I will be healed, with God’s grace, I strongly believe. And with His love, I know that’s why I can choose to forgive, for everything. From 28th July 2005. Or whichever day he made his mind to play the game. And everyone else, or whatever that was said.
To whatever nasty emails, tags, SMSes, phonecalls, or even the very smart way of hiding your tracks of using a office number of 9101 9543(or was it 9453?) you memorised by heart instead of the usual phone number just because of the way it was planned. The calls before we left for London, and SMS exchange for personal usage between you. Yah, it wasn’t Andy when the number came in Rome, unfortunately, and it wasn’t about work, just like how it wasn’t on that particular Sunday when the vulgarities spewed. But the calmness that accompanied, was perhaps one that made me know it was something I can let go of, to forgive, once again.
Alas, I just wanna be fooled no more, and I also choose to treat myself a little better. It has been a struggle for almost 4 years, carpeted by denial, shielded by defenses, buried by guilt, and so on and so forth.
There are only so much walls to be hit.
And I am writing this down to say, yes I know, and stop treating me like a fool.
But when you feel this sort of calmness and turn your back on this, you wonder as much as you can forgive, but how much more longer, how many more times anyone has to go through this. I don’t know, this calmness makes me feel as if I can still go on, yet putting myself in such a position, doesn’t seem like I would do myself, nor you, nor anyone any great justice.

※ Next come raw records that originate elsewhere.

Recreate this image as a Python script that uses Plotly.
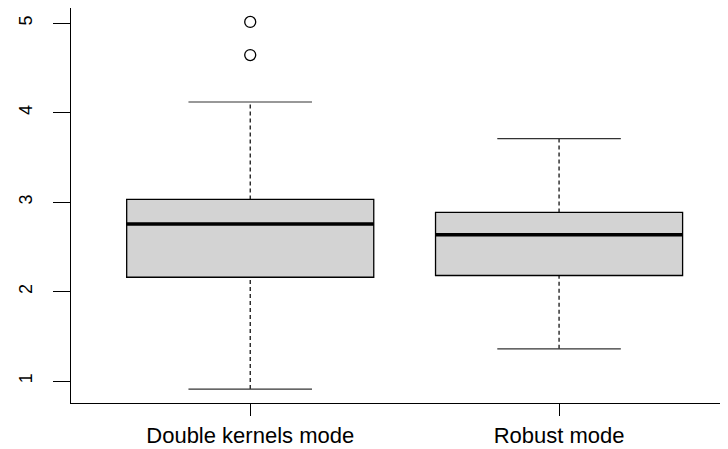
import plotly.graph_objects as go

categories = ["Double kernels mode", "Robust mode"]
positions = [1, 2]
lower_whisker = [0.91, 1.36]
q1 = [2.16, 2.18]
median = [2.755, 2.635]
q3 = [3.03, 2.885]
upper_whisker = [4.12, 3.71]
outlier_group = [0, 0]
outlier_values = [4.645, 5.015]
y_ticks = [1, 2, 3, 4, 5]

BOX_W = 0.8
CAP_W = 0.4

fig = go.Figure()

# boxes (no whiskers; whiskers drawn separately as dashed lines, R style)
fig.add_trace(go.Box(
    x=positions, q1=q1, median=median, q3=q3,
    lowerfence=q1, upperfence=q3,
    width=BOX_W, fillcolor="#D3D3D3",
    line=dict(color="black", width=1.3),
    boxpoints=False, hoverinfo="skip", showlegend=False,
))

wx, wy, cx, cy, mx, my = [], [], [], [], [], []
for i, p in enumerate(positions):
    wx += [p, p, None, p, p, None]
    wy += [lower_whisker[i], q1[i], None, q3[i], upper_whisker[i], None]
    cx += [p - CAP_W / 2, p + CAP_W / 2, None, p - CAP_W / 2, p + CAP_W / 2, None]
    cy += [lower_whisker[i], lower_whisker[i], None, upper_whisker[i], upper_whisker[i], None]
    mx += [p - BOX_W / 2, p + BOX_W / 2, None]
    my += [median[i], median[i], None]

fig.add_trace(go.Scatter(x=wx, y=wy, mode="lines",
                         line=dict(color="black", width=1.2, dash="4px,3px"),
                         hoverinfo="skip", showlegend=False))
fig.add_trace(go.Scatter(x=cx, y=cy, mode="lines",
                         line=dict(color="#333333", width=1.2),
                         hoverinfo="skip", showlegend=False))
fig.add_trace(go.Scatter(x=mx, y=my, mode="lines",
                         line=dict(color="black", width=3.5),
                         hoverinfo="skip", showlegend=False))
fig.add_trace(go.Scatter(x=[positions[g] for g in outlier_group], y=outlier_values,
                         mode="markers",
                         marker=dict(symbol="circle-open", size=11,
                                     color="black", line=dict(width=1.3)),
                         hoverinfo="skip", showlegend=False))

# the page body adds an 8px offset, so the figure is 720x441
fig.update_layout(
    width=720, height=441,
    margin=dict(l=63, r=0, t=0, b=46),
    paper_bgcolor="white", plot_bgcolor="white",
    font=dict(family="Liberation Sans, Arial, sans-serif", color="black"),
)
fig.update_xaxes(
    range=[0.4197, 2.547], tickvals=positions, ticktext=categories,
    showline=True, mirror=True, linecolor="black", linewidth=1.3,
    ticks="outside", ticklen=12, tickwidth=1.3, tickcolor="black",
    showgrid=False, zeroline=False, tickfont=dict(size=22),
    ticklabelstandoff=0, automargin=False,
)
fig.update_yaxes(
    range=[0.754, 5.171], tickvals=y_ticks,
    showline=True, mirror=False, linecolor="black", linewidth=1.3,
    ticks="outside", ticklen=17, tickwidth=1.3, tickcolor="black",
    showgrid=False, zeroline=False, tickangle=-90, tickfont=dict(size=18),
    ticklabelstandoff=14, automargin=False,
)

fig.write_html("out.html")
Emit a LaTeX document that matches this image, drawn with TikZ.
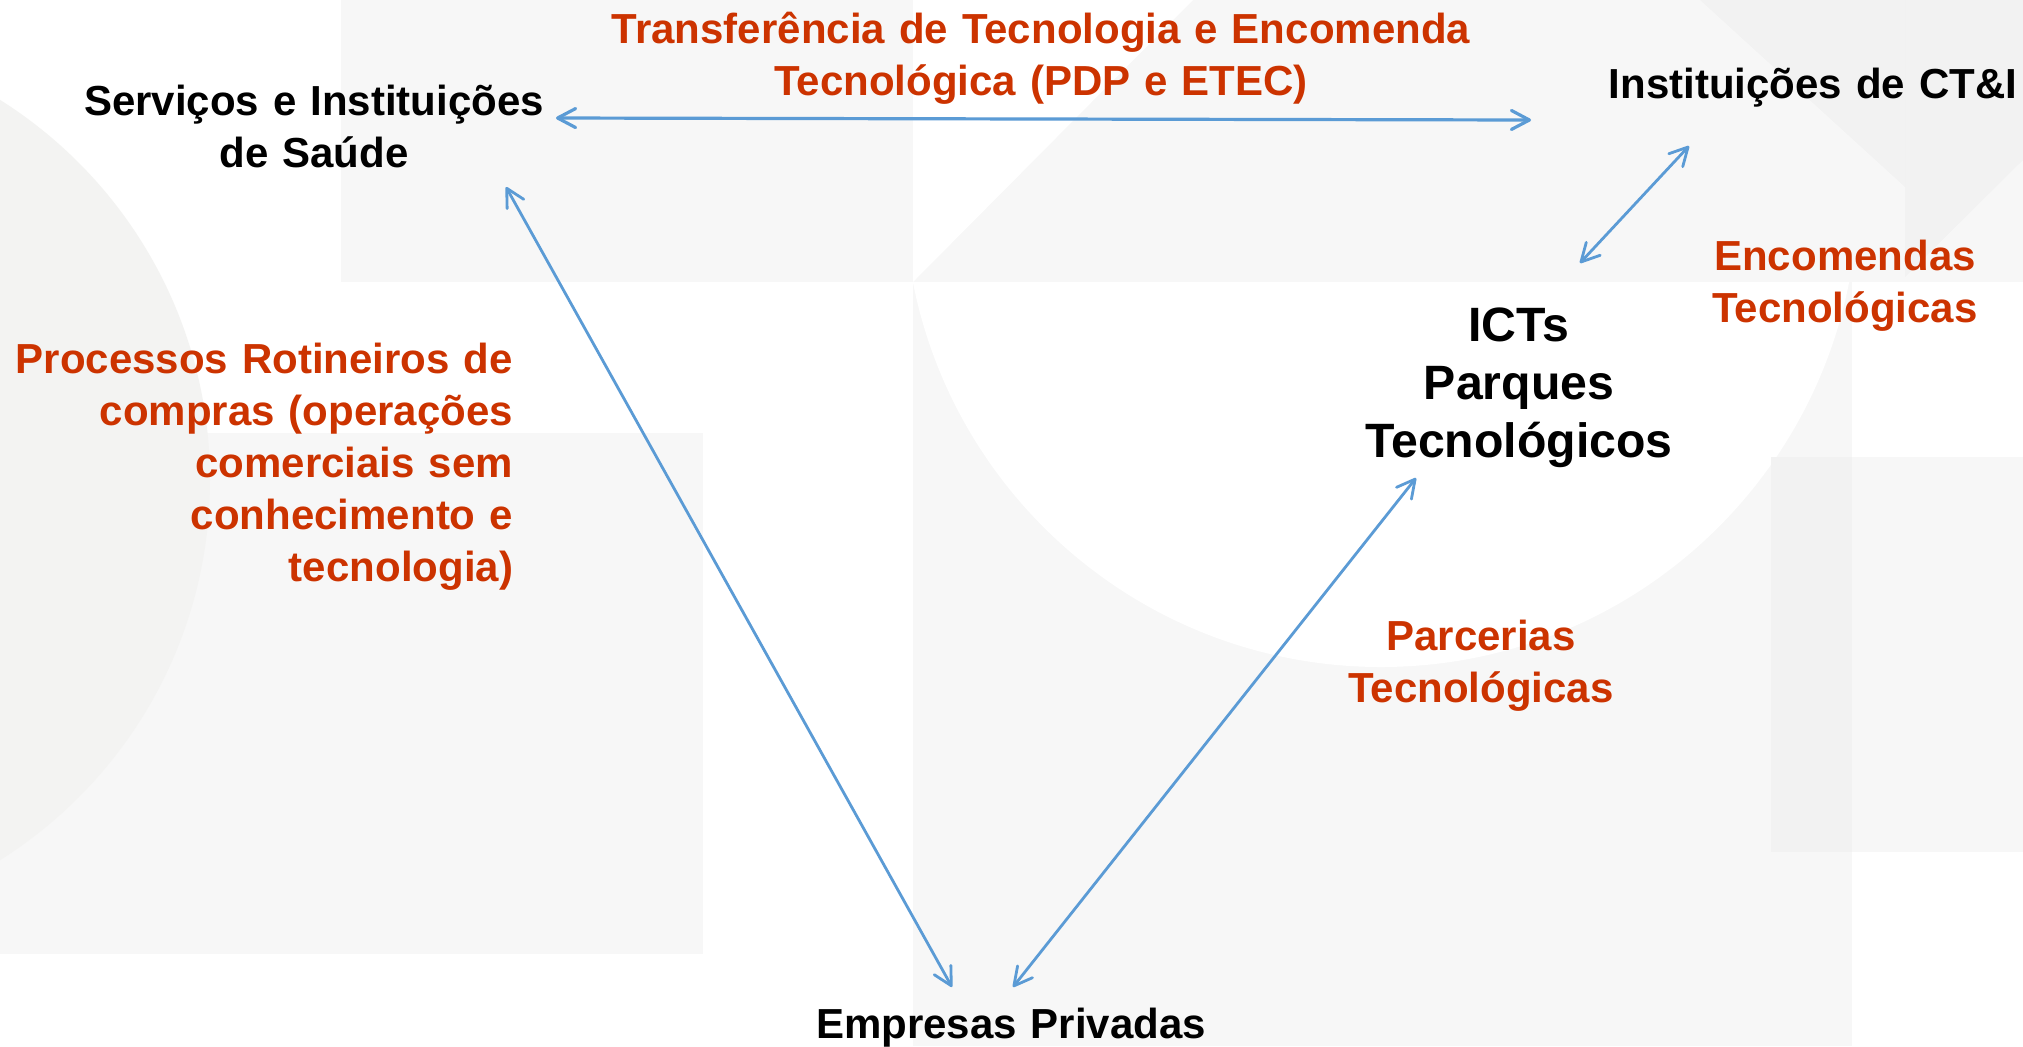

You should be freed, and be free. If you feel doubt, then go with your heart.
We watched Duplicity on our last night in London. I laughed at the show, and man, I love the show. Did I mention Julia Roberts parked her bike at where we parked the rented Vespa?
Did I mention the funny conversations that they had that tickled me as I laughed out loud in the cinema that prompted a jab in the ribs by him? The 2nd guessing game they had to see who is being played?
But they made a choice. They put everything on the table.
We couldn’t even make one, we couldn’t even overcome the doubt. Everything became under the table.
I wished everything is simpler to you, and not just a game to feed your ego, a game you choose your own gameplay, and everything is according to what you want, when you want.
But sorry love, that’s not love you have for me, nor anyone nor your babes.
That’s love, for yourself.
This post is one that…. I don’t know. One written for myself so that I will not succumb, or one that I will look back at the X-th time I slap myself in the face, laughs, I don’t know. Because seriously, no decisions have been made, yet.
My pride and determination can sometimes scare myself. Laughs. So does my ability to abuse myself by being the absolute pushover.
But one thing is, I am not a confident person, I don’t like to compete, nor do I like to fight. So most of the time, like most things in my life, I concede defeat.
But it was one that is bittersweet, with memories, with smiles, with…. a lot of release.
And to the lost friend, I wished you have read the post. I can finally manage a sorry, with a book end closed.
Words and miscommunication, blarblar, I was told. But then sometimes the damage done can never be repaired, and chances can never be spared. It obviously takes 2 hands, and sometimes there are factors I cannot control.
No matter where we go from here, I wish all of you well.